Он поморщился, преодолевая отвращение к себе, и через силу заставил себя вспоминать прошедшую ночь – не свои видения, а то, что замечал в редкие минуты просветления, то, что ощущал руками, губами. Другое тело, другая грудь, другие губы. Подающиеся навстречу, выдыхающие его имя – в ответ на чужое. Сжатые зубы и глухие, болезненные стоны. Никакого сопротивления. Неуклюжие, неуверенные движения, вздрагивания. Осторожные и успокаивающие касания его плеч и спины после его пиков.
Да, Игорь Иванович, повел ты себя, прямо говоря, по-скотски. Что ночью, что поутру. И как редкостный урод взвалил ответственность за свои действия на женщину. Это если оставить в стороне то, что тебе было больно. Ей было больнее.
В этот момент в голове что-то щелкнуло, и он, как заведенный, начал действовать четко и быстро.
Позвонил на охрану гостиничного комплекса и попросил дать сведения, находится ли его спутница на территории отеля.

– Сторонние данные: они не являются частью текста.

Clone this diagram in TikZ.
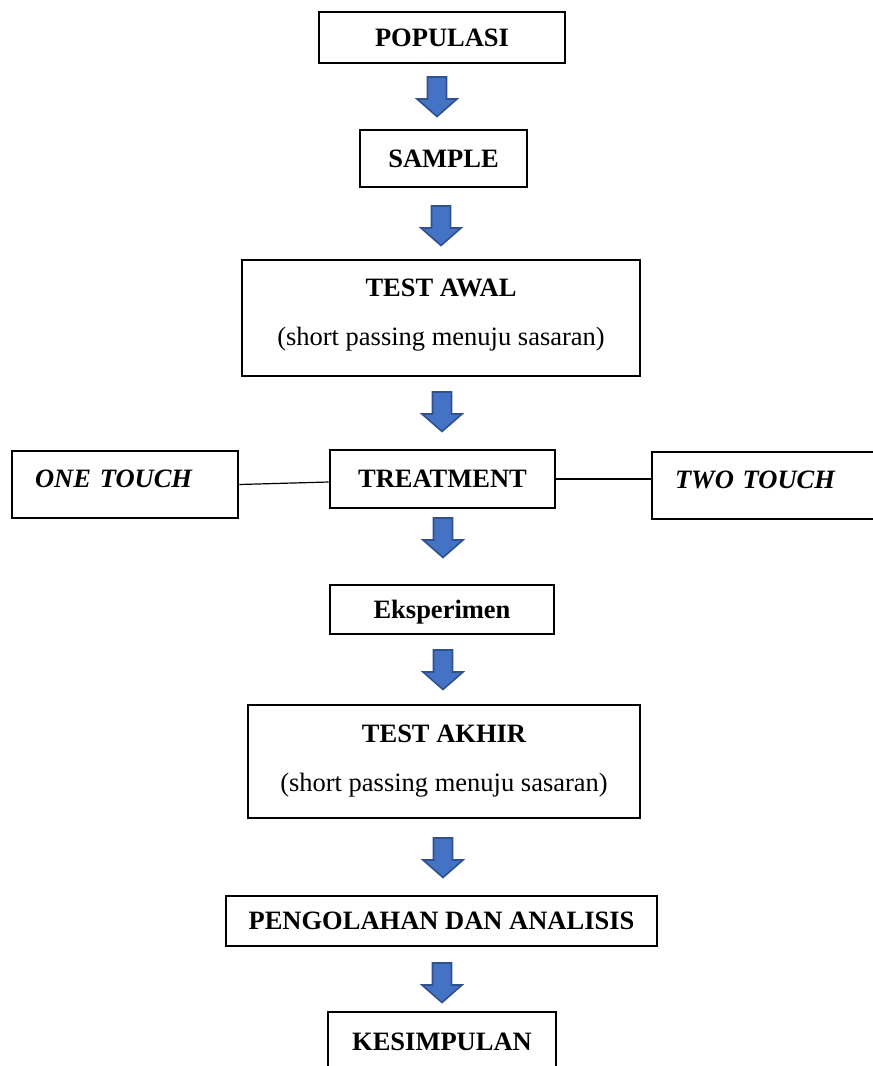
\documentclass[tikz,border=0pt]{standalone}
\usepackage{fontspec}
\setmainfont{Liberation Serif}
\usetikzlibrary{positioning, calc}
\definecolor{arrowblue}{HTML}{4472C4}
\definecolor{arrowedge}{HTML}{2F528F}

\tikzset{
  box/.style={draw, line width=2.6pt, inner sep=0pt, font=\fontsize{26.5}{30}\selectfont\bfseries},
  sidebox/.style={box, font=\fontsize{26.5}{30}\selectfont\bfseries\itshape, text width=180pt, inner xsep=23pt, align=left, text depth=11pt},
  joinline/.style={line width=1.2pt},
  blockarrow/.pic={
    \draw[fill=arrowblue, draw=arrowedge, line width=1.6pt, line join=miter]
      (-9.5,0) -- (9.5,0) -- (9.5,-22) -- (20,-22) -- (0,-39.5) -- (-20,-22) -- (-9.5,-22) -- cycle;
  }
}

\begin{document}
\begin{tikzpicture}[x=1pt, y=1pt]
\useasboundingbox (0,0) rectangle (873,-1066);
\clip (0,0) rectangle (873,-1066);

\node (pop) [box, minimum width=246pt, minimum height=51pt] at (442,-37.5) {POPULASI};
\node (sam) [box, minimum width=167pt, minimum height=57pt] at (443.5,-158.5) {SAMPLE};
\node (awal) [box, minimum width=398pt, minimum height=116pt, align=center, text depth=11pt] at (441,-318)
  {TEST AWAL\\[19pt]{\mdseries (short passing menuju sasaran)}};
\node (treat) [box, minimum width=225pt, minimum height=58pt] at (442.5,-479) {TREATMENT};
\node (one) [sidebox, minimum height=67pt] at (125,-484.5) {ONE TOUCH};
\node (two) [sidebox, minimum height=67pt] at (765,-485.5) {TWO TOUCH};
\node (eks) [box, minimum width=224pt, minimum height=49pt, text height=24pt] at (442,-609.5) {Eksperimen};
\node (akhir) [box, minimum width=392pt, minimum height=113pt, align=center, text depth=6pt] at (444,-761.5)
  {TEST AKHIR\\[19pt]{\mdseries (short passing menuju sasaran)}};
\node (peng) [box, minimum width=431pt, minimum height=50pt] at (441.5,-921) {PENGOLAHAN DAN ANALISIS};
\node (kes) [box, minimum width=228pt, minimum height=60pt] at (442,-1042) {KESIMPULAN};

\draw[joinline] (one.east) -- ($(treat.west)+(0,-3)$);
\draw[joinline] (treat.east) -- (treat.east -| two.west);

\pic at (437,-77) {blockarrow};
\pic at (441,-206) {blockarrow};
\pic at (442,-392) {blockarrow};
\pic at (443,-518) {blockarrow};
\pic at (443,-650) {blockarrow};
\pic at (443,-838) {blockarrow};
\pic at (442,-963) {blockarrow};

\end{tikzpicture}
\end{document}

Вызвал виталиста и менеджера отеля. Расплатился за разгромленный номер с лихвой. Выдержал недоуменные и нехорошие взгляды. Извинился перед горничными, расплатился и с ними. Подождал, пока залечат ноги и руки и снимут похмелье.
Получил ответ от охраны. Люджина Дробжек час назад вышла с территории отеля.
Его изыскания прервал звонок из приемной королевы – он как раз отпаивался кофе и доедал плотный завтрак.
– Ее величество готова принять вас через полчаса, срочно выезжайте, – проговорила в трубку секретарь.